Here, though the trial court advised defendant that the waiver would apply to any future prison sentence, nothing in the record suggests that her waiver applied to any future credits that she might earn. Defense counsel referred to the waiver of “current custody credits over 365.” Neither the trial court nor the parties referred to future credits. Since nothing in the record suggests that the loss of future credits would be a consequence of defendant’s waiver or that such a waiver was a condition for her reinstatement on probation, this court cannot conclude that defendant knowingly and intelligently waived credits for periods of incarceration that occurred after her waiver of credits in September 2009. Accordingly, the judgment must be reversed and remanded for calculation of presentence custody credits.
The People’s reliance on People v. Arnold (2004) 33 Cal.4th 294, 297-298, People v. Burks (1998) 66 Cal.App.4th 232, 234, and People v. Hilger (2005) 131 Cal.App.4th 1528, 1532, is misplaced. In each of those cases, the issue was whether the defendant’s waiver applied to the future use of credits in the event that his probation was terminated and he was sentenced to state prison. Here, the issue is whether defendant’s waiver encompassed future credits that had not yet accrued.
People v. Bowen (2004) 125 Cal.App.4th 101 also does not assist the People’s position. In Bowen, the defendant expressly waived any custody credits that would accrue while he was in a residential treatment program. (Id. at pp. 108-109.) Thus, Bowen is distinguishable from the present case.
B. Restitution and Parole Revocation Fines
At the October 2007 sentencing hearing, the trial court ordered defendant to pay a $200 restitution fine (§ 1202.4, subd. (b)). When defendant was ultimately sentenced to prison in July 2010, the trial court ordered a restitution fine of $800 and a parole revocation fine in the same amount (§ 1202.45).

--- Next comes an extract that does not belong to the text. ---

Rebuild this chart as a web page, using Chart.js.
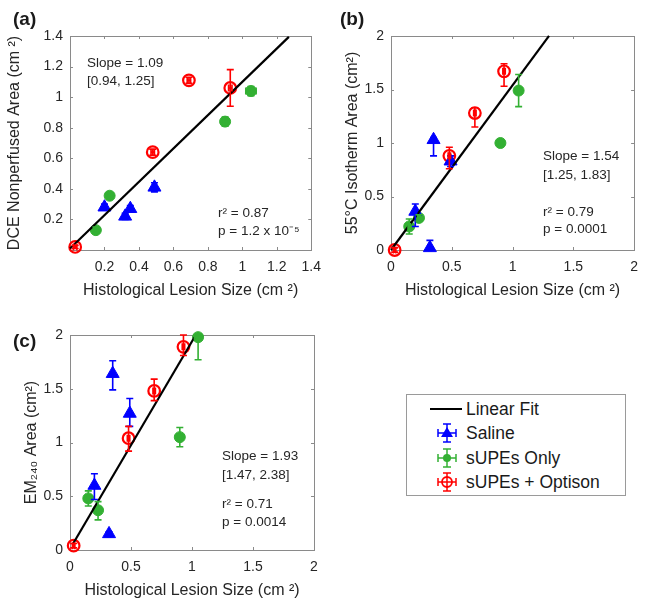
<!DOCTYPE html>
<html>
<head>
<meta charset="utf-8">
<script src="https://cdn.jsdelivr.net/npm/chart.js@4.4.1/dist/chart.umd.min.js"></script>
<style>
  html, body { margin: 0; padding: 0; background: #fff; }
  #wrap { position: relative; width: 647px; height: 602px; overflow: hidden; font-family: "Liberation Sans", Arial, sans-serif; color: #262626; }
  canvas { position: absolute; }
  .plabel { position: absolute; font-weight: bold; font-size: 19px; color: #1a1a1a; line-height: 1; }
  #legend { position: absolute; left: 406px; top: 394px; width: 218px; height: 100px; border: 1px solid #9a9a9a; background: #fff; }
  .lrow { position: absolute; left: 0; height: 20px; font-size: 17.5px; line-height: 20px; color: #1a1a1a; }
  .lrow span { position: absolute; left: 59px; white-space: nowrap; }
  .lrow svg { position: absolute; left: 22px; top: 0; }
</style>
</head>
<body>
<div id="wrap">
  <canvas id="ca" width="330" height="300" style="left:0;top:0"></canvas>
  <canvas id="cb" width="326" height="300" style="left:321px;top:0"></canvas>
  <canvas id="cc" width="330" height="302" style="left:0;top:300px"></canvas>
  <div class="plabel" style="left:13px;top:9px">(a)</div>
  <div class="plabel" style="left:340px;top:9px">(b)</div>
  <div class="plabel" style="left:13px;top:331px">(c)</div>
  <div id="legend">
    <div class="lrow" style="top:4px"><svg width="36" height="20"><line x1="1" y1="10" x2="33" y2="10" stroke="#000" stroke-width="2"/></svg><span>Linear Fit</span></div>
    <div class="lrow" style="top:28px"><svg width="36" height="20"><g stroke="#0000ff" stroke-width="1.5"><line x1="18" y1="1" x2="18" y2="19"/><line x1="14" y1="1" x2="22" y2="1"/><line x1="14" y1="19" x2="22" y2="19"/><line x1="9" y1="10" x2="27" y2="10"/><line x1="9" y1="6" x2="9" y2="14"/><line x1="27" y1="6" x2="27" y2="14"/></g><polygon points="18,4 24,14 12,14" fill="#0000ff"/></svg><span>Saline</span></div>
    <div class="lrow" style="top:53px"><svg width="36" height="20"><g stroke="#33b033" stroke-width="1.5"><line x1="18" y1="1" x2="18" y2="19"/><line x1="14" y1="1" x2="22" y2="1"/><line x1="14" y1="19" x2="22" y2="19"/><line x1="9" y1="10" x2="27" y2="10"/><line x1="9" y1="6" x2="9" y2="14"/><line x1="27" y1="6" x2="27" y2="14"/></g><circle cx="18" cy="10" r="4" fill="#33b033"/></svg><span>sUPEs Only</span></div>
    <div class="lrow" style="top:77px"><svg width="36" height="20"><g stroke="#ff0000" stroke-width="1.5"><line x1="18" y1="1" x2="18" y2="19"/><line x1="14" y1="1" x2="22" y2="1"/><line x1="14" y1="19" x2="22" y2="19"/><line x1="9" y1="10" x2="27" y2="10"/><line x1="9" y1="6" x2="9" y2="14"/><line x1="27" y1="6" x2="27" y2="14"/></g><circle cx="18" cy="10" r="5" fill="none" stroke="#ff0000" stroke-width="1.8"/></svg><span>sUPEs + Optison</span></div>
  </div>
</div>
<script>
// ---------- DATA ----------
// Histological lesion size (cm^2), per group
const salineX  = [0.20, 0.32, 0.35, 0.49];
const supesX   = [0.15, 0.23, 0.90, 1.05];
const optisonX = [0.03, 0.48, 0.69, 0.93];
const salineXErr  = [0.01, 0.01, 0.01, 0.01];
const supesXErr   = [0.01, 0.01, 0.01, 0.03];
const optisonXErr = [0.01, 0.01, 0.01, 0.01];

// (a) DCE nonperfused area
const dceSaline  = [0.28, 0.22, 0.27, 0.41];
const dceSupes   = [0.13, 0.355, 0.84, 1.04];
const dceOptison = [0.02, 0.64, 1.11, 1.06];
const dceSalineLo  = [0.02, 0.02, 0.02, 0.03], dceSalineHi  = [0.02, 0.02, 0.02, 0.03];
const dceSupesLo   = [0.02, 0.02, 0.03, 0.03], dceSupesHi   = [0.02, 0.02, 0.03, 0.03];
const dceOptisonLo = [0.01, 0.02, 0.02, 0.12], dceOptisonHi = [0.01, 0.02, 0.02, 0.12];

// (b) 55°C isotherm area
const isoSaline  = [0.36, 0.02, 1.03, 0.83];
const isoSupes   = [0.22, 0.30, 1.00, 1.49];
const isoOptison = [0.00, 0.88, 1.28, 1.67];
const isoSalineLo  = [0.14, 0.00, 0.15, 0.05], isoSalineHi  = [0.07, 0.07, 0.02, 0.05];
const isoSupesLo   = [0.07, 0.03, 0.02, 0.15], isoSupesHi   = [0.07, 0.03, 0.02, 0.15];
const isoOptisonLo = [0.02, 0.12, 0.13, 0.14], isoOptisonHi = [0.02, 0.08, 0.05, 0.07];

// (c) EM240 area
const emSaline  = [0.60, 0.15, 1.64, 1.27];
const emSupes   = [0.48, 0.37, 1.05, 1.98];
const emOptison = [0.04, 1.04, 1.48, 1.89];
const emSalineLo  = [0.13, 0.02, 0.15, 0.12], emSalineHi  = [0.11, 0.02, 0.12, 0.14];
const emSupesLo   = [0.07, 0.09, 0.09, 0.21], emSupesHi   = [0.07, 0.08, 0.09, 0.02];
const emOptisonLo = [0.02, 0.12, 0.09, 0.08], emOptisonHi = [0.02, 0.11, 0.11, 0.11];

// Linear fits: slope, intercept, x-range
const fitA = { slope: 1.09, intercept: 0.01, x0: 0.00, x1: 1.27 };
const fitB = { slope: 1.54, intercept: 0.00, x0: 0.00, x1: 1.30 };
const fitC = { slope: 1.93, intercept: 0.01, x0: 0.02, x1: 1.02 };

// Tick values / labels
const ticksA = [0.2, 0.4, 0.6, 0.8, 1, 1.2, 1.4];
const ticksALabels = ['0.2', '0.4', '0.6', '0.8', '1', '1.2', '1.4'];
const ticksBC = [0, 0.5, 1, 1.5, 2];
const ticksBCLabels = ['0', '0.5', '1', '1.5', '2'];

const annotA = ['Slope = 1.09', '[0.94, 1.25]', 'r\u00B2 = 0.87', 'p = 1.2 x 10\u207B\u2075'];
const annotB = ['Slope = 1.54', '[1.25, 1.83]', 'r\u00B2 = 0.79', 'p = 0.0001'];
const annotC = ['Slope = 1.93', '[1.47, 2.38]', 'r\u00B2 = 0.71', 'p = 0.0014'];

// ---------- STYLE ----------
const BLUE = '#0000ff', GREEN = '#33b033', RED = '#ff0000';
const FONT = '"Liberation Sans", Arial, sans-serif';
const TXT = '#262626';
const BOX = '#8a8a8a';

function pts(xs, ys) { return xs.map((x, i) => ({ x: x, y: ys[i] })); }
function fitPts(f) { return [f.x0, f.x1].map(x => ({ x: x, y: f.slope * x + f.intercept })); }

const errorBars = {
  id: 'errorBars',
  afterDatasetsDraw(chart) {
    const ctx = chart.ctx, xs = chart.scales.x, ys = chart.scales.y;
    chart.data.datasets.forEach(ds => {
      if (!ds.err) return;
      ctx.save();
      ctx.strokeStyle = ds.borderColor; ctx.lineWidth = 1.6;
      ds.data.forEach((p, j) => {
        const px = xs.getPixelForValue(p.x), py = ys.getPixelForValue(p.y);
        const yl = ys.getPixelForValue(p.y - ds.err.lo[j]), yh = ys.getPixelForValue(p.y + ds.err.hi[j]);
        const xl = xs.getPixelForValue(p.x - ds.err.x[j]), xh = xs.getPixelForValue(p.x + ds.err.x[j]);
        const c = 3.5;
        ctx.beginPath();
        ctx.moveTo(px, yl); ctx.lineTo(px, yh);
        ctx.moveTo(px - c, yl); ctx.lineTo(px + c, yl);
        ctx.moveTo(px - c, yh); ctx.lineTo(px + c, yh);
        ctx.moveTo(xl, py); ctx.lineTo(xh, py);
        ctx.moveTo(xl, py - c); ctx.lineTo(xl, py + c);
        ctx.moveTo(xh, py - c); ctx.lineTo(xh, py + c);
        ctx.stroke();
      });
      ctx.restore();
    });
  }
};

const boxPlugin = {
  id: 'boxPlugin',
  beforeDatasetsDraw(chart) {
    const ctx = chart.ctx, a = chart.chartArea;
    ctx.save();
    ctx.strokeStyle = BOX; ctx.lineWidth = 1;
    ctx.strokeRect(Math.round(a.left) + 0.5, Math.round(a.top) + 0.5, Math.round(a.right - a.left), Math.round(a.bottom - a.top));
    const tl = 3;
    ctx.beginPath();
    chart.scales.x.ticks.forEach(t => {
      const x = Math.round(chart.scales.x.getPixelForValue(t.value)) + 0.5;
      ctx.moveTo(x, a.bottom); ctx.lineTo(x, a.bottom - tl);
      ctx.moveTo(x, a.top); ctx.lineTo(x, a.top + tl);
    });
    chart.scales.y.ticks.forEach(t => {
      const y = Math.round(chart.scales.y.getPixelForValue(t.value)) + 0.5;
      ctx.moveTo(a.left, y); ctx.lineTo(a.left + tl, y);
      ctx.moveTo(a.right, y); ctx.lineTo(a.right - tl, y);
    });
    ctx.stroke();
    ctx.restore();
  }
};

const annotPlugin = {
  id: 'annot',
  afterDraw(chart, args, opts) {
    const ctx = chart.ctx;
    ctx.save();
    ctx.fillStyle = TXT; ctx.font = '13.5px ' + FONT; ctx.textBaseline = 'middle'; ctx.textAlign = 'left';
    opts.lines.forEach((t, i) => ctx.fillText(t, opts.pos[i][0], opts.pos[i][1]));
    ctx.restore();
  }
};

function makeChart(id, cfg) {
  const scaleCommon = (ticks, labels, min, max) => ({
    type: 'linear', min: min, max: max,
    grid: { display: false, drawTicks: false },
    border: { display: false },
    afterBuildTicks: s => { s.ticks = ticks.map(v => ({ value: v })); },
    ticks: { color: TXT, font: { family: FONT, size: 14 }, padding: 7, autoSkip: false, maxRotation: 0,
             callback: (v) => { const k = ticks.indexOf(v); return k >= 0 ? labels[k] : ''; } }
  });
  const xs = scaleCommon(cfg.ticks, cfg.labels, cfg.min, cfg.max);
  xs.ticks.padding = 9;
  xs.afterFit = s => { s.height = cfg.xh; };
  xs.title = { display: true, text: cfg.xTitle, color: TXT, font: { family: FONT, size: 16 }, padding: { top: 0, bottom: cfg.xtp } };
  const ys = scaleCommon(cfg.ticks, cfg.labels, cfg.min, cfg.max);
  ys.afterFit = s => { s.width = 70; };
  ys.title = { display: true, text: cfg.yTitle, color: TXT, font: { family: FONT, size: 16 }, padding: { top: cfg.ytp, bottom: 0 } };

  const sets = [
    { label: 'Linear Fit', type: 'line', data: fitPts(cfg.fit), borderColor: '#000', borderWidth: 2.2, pointRadius: 0, showLine: true, order: 0 },
    { label: 'Saline', data: pts(salineX, cfg.saline), pointStyle: 'triangle', radius: 7.5, backgroundColor: BLUE, borderColor: BLUE, borderWidth: 1,
      err: { lo: cfg.salineLo, hi: cfg.salineHi, x: salineXErr } },
    { label: 'sUPEs Only', data: pts(supesX, cfg.supes), pointStyle: 'circle', radius: 5.5, backgroundColor: GREEN, borderColor: GREEN, borderWidth: 1,
      err: { lo: cfg.supesLo, hi: cfg.supesHi, x: supesXErr } },
    { label: 'sUPEs + Optison', data: pts(optisonX, cfg.optison), pointStyle: 'circle', radius: 5.8, backgroundColor: 'rgba(255,255,255,0)', borderColor: RED, borderWidth: 2.2,
      err: { lo: cfg.optisonLo, hi: cfg.optisonHi, x: optisonXErr } }
  ];
  sets.forEach(d => { d.clip = false; d.pointHoverRadius = d.radius; });

  return new Chart(document.getElementById(id), {
    type: 'scatter',
    data: { datasets: sets },
    options: {
      responsive: false, animation: false, events: [],
      layout: { padding: { left: 0, top: cfg.top, right: cfg.right, bottom: 0 } },
      scales: { x: xs, y: ys },
      plugins: { legend: { display: false }, tooltip: { enabled: false },
                 annot: { lines: cfg.annot, pos: cfg.annotPos } }
    },
    plugins: [boxPlugin, errorBars, annotPlugin]
  });
}

makeChart('ca', {
  ticks: ticksA, labels: ticksALabels, min: 0, max: 1.4, top: 36, right: 15, xh: 50, xtp: 0, ytp: 5,
  xTitle: 'Histological Lesion Size (cm \u00B2)', yTitle: 'DCE Nonperfused Area (cm \u00B2)',
  fit: fitA,
  saline: dceSaline, salineLo: dceSalineLo, salineHi: dceSalineHi,
  supes: dceSupes, supesLo: dceSupesLo, supesHi: dceSupesHi,
  optison: dceOptison, optisonLo: dceOptisonLo, optisonHi: dceOptisonHi,
  annot: annotA, annotPos: [[87, 63], [87, 81], [218, 213], [218, 231]]
});

makeChart('cb', {
  ticks: ticksBC, labels: ticksBCLabels, min: 0, max: 2, top: 36, right: 11, xh: 50, xtp: 0, ytp: 22,
  xTitle: 'Histological Lesion Size (cm \u00B2)', yTitle: '55\u00B0C Isotherm Area (cm\u00B2)',
  fit: fitB,
  saline: isoSaline, salineLo: isoSalineLo, salineHi: isoSalineHi,
  supes: isoSupes, supesLo: isoSupesLo, supesHi: isoSupesHi,
  optison: isoOptison, optisonLo: isoOptisonLo, optisonHi: isoOptisonHi,
  annot: annotB, annotPos: [[222, 156], [222, 175], [222, 212], [222, 229]]
});

makeChart('cc', {
  ticks: ticksBC, labels: ticksBCLabels, min: 0, max: 2, top: 35, right: 16, xh: 52, xtp: 2, ytp: 22,
  xTitle: 'Histological Lesion Size (cm \u00B2)', yTitle: 'EM\u2082\u2084\u2080 Area (cm\u00B2)',
  fit: fitC,
  saline: emSaline, salineLo: emSalineLo, salineHi: emSalineHi,
  supes: emSupes, supesLo: emSupesLo, supesHi: emSupesHi,
  optison: emOptison, optisonLo: emOptisonLo, optisonHi: emOptisonHi,
  annot: annotC, annotPos: [[222, 156], [222, 175], [222, 204], [222, 222]]
});
</script>
</body>
</html>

Defendant contends, and the People properly concede, that imposition of the second restitution fine was unauthorized under People v. Chambers (1998) 65 Cal.App.4th 819 because “the first restitution fine remained in force despite the revocation of probation.” (Id. at p. 823.) Moreover, the parole revocation fine must also be reduced to $200, because this fine must be in the same amount as the restitution fine. (People v. Smith (2001) 24 Cal.4th 849, 853.)
III. Disposition
The judgment is reversed.
WE CONCUR: Bamattre-Manoukian, Acting P.J., Duffy, J.